I hope I managed to pass the important difference. I strongly suggest to read the references.


Tobold said...

Well, you have to admit that you're not simulating anything. A PuG is made of a variety of people, social, anti-social, morons, etc. So... you're constraining the behavior from the start, thus invaliding the simulation.

That competent players can achieve goals is a known fact.

But you know what? Friendly guilds, and not all of them are made of M&S, can also achieve goals. I promise you that greeting someone for getting a useless achievement won't stop anyone from downing a boss.

Before this expansion i was in a guild made mostly of friends. We helped each other, we greeted each other and we downed every boss of TBC before the nerf.

So, i'm not sure of what you're trying to prove other than that anti-social people can ALSO be competent players.

But don't call it a "simulated pug", because it is not.

Anonymous said...

Have you ever taken a look at the guild Alea Iacta Est on US-Earthen Ring? I think you would them pretty hilarious. It is pretty much a guild of nothing by M&s.
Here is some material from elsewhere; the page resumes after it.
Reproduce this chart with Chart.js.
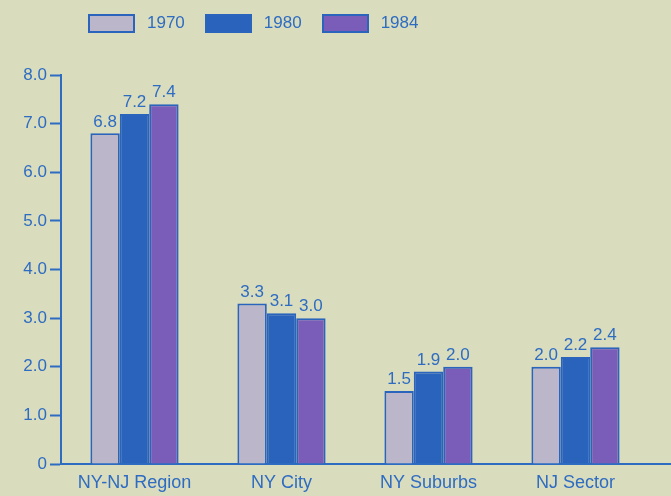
<!DOCTYPE html>
<html>
<head>
<meta charset="utf-8">
<script src="https://cdn.jsdelivr.net/npm/chart.js@4.4.1/dist/chart.umd.min.js"></script>
<style>
  html, body { margin: 0; padding: 0; background: #d9dcbd; }
  #wrap { position: relative; width: 671px; height: 496px; }
  #legend { position: absolute; left: 88px; top: 13px; display: flex; font: 17px "Liberation Sans", Arial, sans-serif; color: #2e6cc2; }
  .item { display: flex; align-items: center; margin-right: 20px; }
  .box { width: 43px; height: 15px; border: 2px solid #2a64bc; margin-right: 12px; }
</style>
</head>
<body>
<div id="wrap">
  <canvas id="chart" width="671" height="496"></canvas>
  <div id="legend"></div>
</div>
<script>
const categories = ['NY-NJ Region', 'NY City', 'NY Suburbs', 'NJ Sector'];
const years = ['1970', '1980', '1984'];
const values1970 = [6.8, 3.3, 1.5, 2.0];
const values1980 = [7.2, 3.1, 1.9, 2.2];
const values1984 = [7.4, 3.0, 2.0, 2.4];
const yTicks = [0, 1, 2, 3, 4, 5, 6, 7, 8];

const BLUE = '#2e6cc2';
const fills = ['#bcb6cb', '#2a63bb', '#7a5cb9'];
const FONT = '"Liberation Sans", Arial, sans-serif';

// Build the legend by hand so it can sit where the original does
const legendEl = document.getElementById('legend');
years.forEach((year, i) => {
  const item = document.createElement('div');
  item.className = 'item';
  const box = document.createElement('div');
  box.className = 'box';
  box.style.background = fills[i];
  const label = document.createElement('span');
  label.textContent = year;
  item.appendChild(box);
  item.appendChild(label);
  legendEl.appendChild(item);
});

// Values printed above each bar
const barLabels = {
  id: 'barLabels',
  afterDatasetsDraw(chart) {
    const ctx = chart.ctx;
    ctx.save();
    ctx.font = '17px ' + FONT;
    ctx.fillStyle = BLUE;
    ctx.textAlign = 'center';
    ctx.textBaseline = 'bottom';
    chart.data.datasets.forEach((ds, i) => {
      chart.getDatasetMeta(i).data.forEach((bar, j) => {
        ctx.fillText(ds.data[j].toFixed(1), bar.x, bar.y - 3);
      });
    });
    ctx.restore();
  }
};

// The baseline runs on to the right edge of the picture
const baseline = {
  id: 'baseline',
  afterDraw(chart) {
    const { ctx, chartArea } = chart;
    ctx.save();
    ctx.strokeStyle = BLUE;
    ctx.lineWidth = 2;
    ctx.beginPath();
    ctx.moveTo(chartArea.right - 2, chartArea.bottom);
    ctx.lineTo(chart.width, chartArea.bottom);
    ctx.stroke();
    ctx.restore();
  }
};

const series = [values1970, values1980, values1984];

new Chart(document.getElementById('chart'), {
  type: 'bar',
  data: {
    labels: categories,
    datasets: years.map((year, i) => ({
      label: year,
      data: series[i],
      backgroundColor: fills[i],
      borderColor: '#2a64bc',
      borderWidth: 2,
      categoryPercentage: 0.6,
      barPercentage: 1.0
    }))
  },
  options: {
    responsive: false,
    animation: false,
    layout: { padding: { top: 75, right: 22, bottom: 0, left: 0 } },
    plugins: {
      legend: { display: false },
      tooltip: { enabled: false }
    },
    scales: {
      x: {
        afterFit(scale) { scale.height = 32; },
        grid: { display: false, tickLength: 0 },
        border: { color: BLUE, width: 2 },
        ticks: { color: BLUE, font: { size: 18, family: FONT }, padding: 8 }
      },
      y: {
        min: 0,
        max: 8,
        afterFit(scale) { scale.width = 61; },
        afterBuildTicks(scale) { scale.ticks = yTicks.map(v => ({ value: v })); },
        grid: { drawOnChartArea: false, drawTicks: true, tickLength: 11, tickWidth: 2, color: BLUE },
        border: { color: BLUE, width: 2 },
        ticks: {
          color: BLUE,
          font: { size: 17, family: FONT },
          padding: 3,
          callback: v => v === 0 ? '0' : v.toFixed(1)
        }
      }
    }
  },
  plugins: [barLabels, baseline]
});
</script>
</body>
</html>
Particulary funny instance I read about recently is a guy that was going to realm change to join the guild. He was trying to transfer a bunch of money over so he made a post saying this and saying that he was seeing if anyone would like a mechano-hog at just the COST for materials.

So, an officer replies to his thread, saying "Selling stuff to guildes, even at cost, isn't really the way AIE rolls. Sell them in the AH or better yet, do what many have done, and give them away to needy guild-mates."

Check them our at '' You'd get a great laugh out of it.

Anonymous said...

Your rules not only undo the myth that guildies are your friends, they also discourage guildies from becoming friends.